The point of prayer is not to inform God, or move God, or convince God. The point of prayer is to inform you, move you, and enlighten you. This doesn’t happen by directive through a closed or opened door, per se. This occurs on the inside, not the other side. Prayer, i.e. conversation with God, speaking and listening—this activity transpires from within, alongside the Holy Spirit, comforted by the Holy Spirit, guided by the Holy Spirit, filled with the Holy Spirit, in the Holy Spirit, and engulfed with the Holy Spirit.
To reference Lewis again, he notes that since the Holy Spirit prays on our behalf (Rm. 8:26), this means prayer is a soliloquy, i.e. the act of speaking your thoughts aloud when you are alone. If the Spirit, who is God indwelling, speaks with God who is reigning, in the name of God who is mediating, is this not simply God speaking with Himself?

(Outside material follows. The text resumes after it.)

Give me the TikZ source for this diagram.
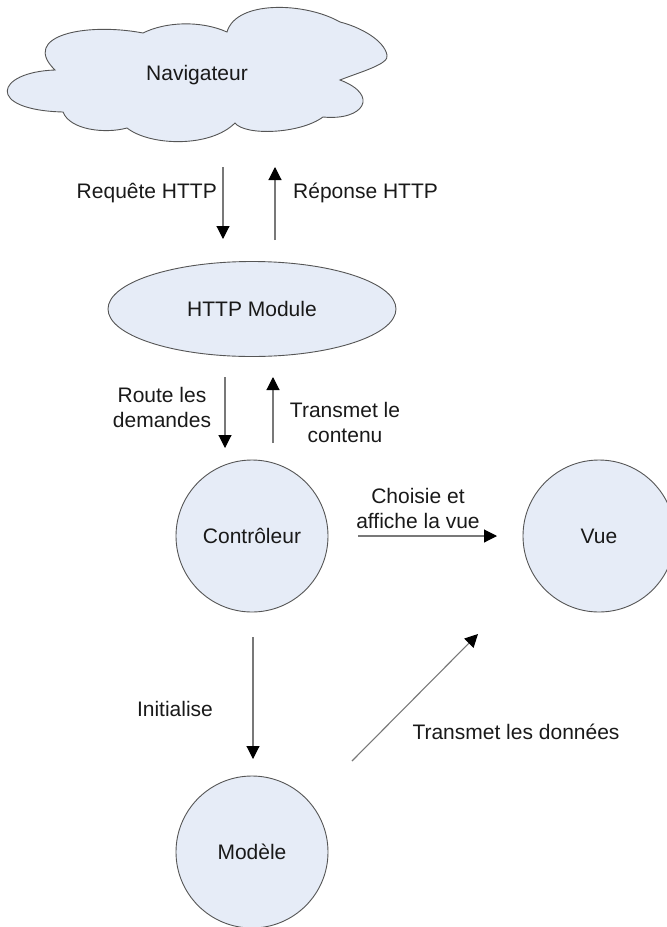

At no time is this more evident than when we are engaging prayer regarding those important subjects that escape our ability to verbalize (cf. Rom. 8:26). Hearing from God is prayer. But knowing you are caught up in God’s thoughts as He speaks to Himself is also prayer. This is the prayer that occurs when we have no words to adequately capture the importance of what’s in our soul. Thus, God takes over to say to Himself what we can’t conceive or comprehend.
Even though we speak of answered prayers, prayer is not fundamentally about answers. It’s about gratification, closeness, awareness, enlightenment, appreciation, and connectedness.
If your request is a question, fine. But don’t conclude your concept of “request” until you request that God take you into His perspective, thoughts, and ways. He promises to hear your prayer, and He promises to answer your prayer, not like a formula, but like the resolution and perspective emanating from a great conversation. In this, prayer may be an answer, but it is always the satisfaction of being heard, included, and valued. More than anything else, prayer ensures that in the core of my soul I know that I matter—I matter to God, God matters to me, and in this value is declared.
Whatever you do with prayer, especially when in the midst of an ordeal, don’t lose sight of the fact that you cannot be separated from God. Knock, seek, and ask just as encouraged. Pray believing—believing you can’t be apart from God, can’t be on the other side of the door from God. Pray as well in the Spirit. When you don’t know what to pray, know that God speaks on your behalf. When praying, there is no such thing as a failure to communicate or understand because it’s not possible for God to misunderstand Himself.
I’m done for now with my thoughts about how to recover your soul and replenish it when depleted. However, since I’m still engaged in the process, I’ll see if anything else surfaces that might be beneficial.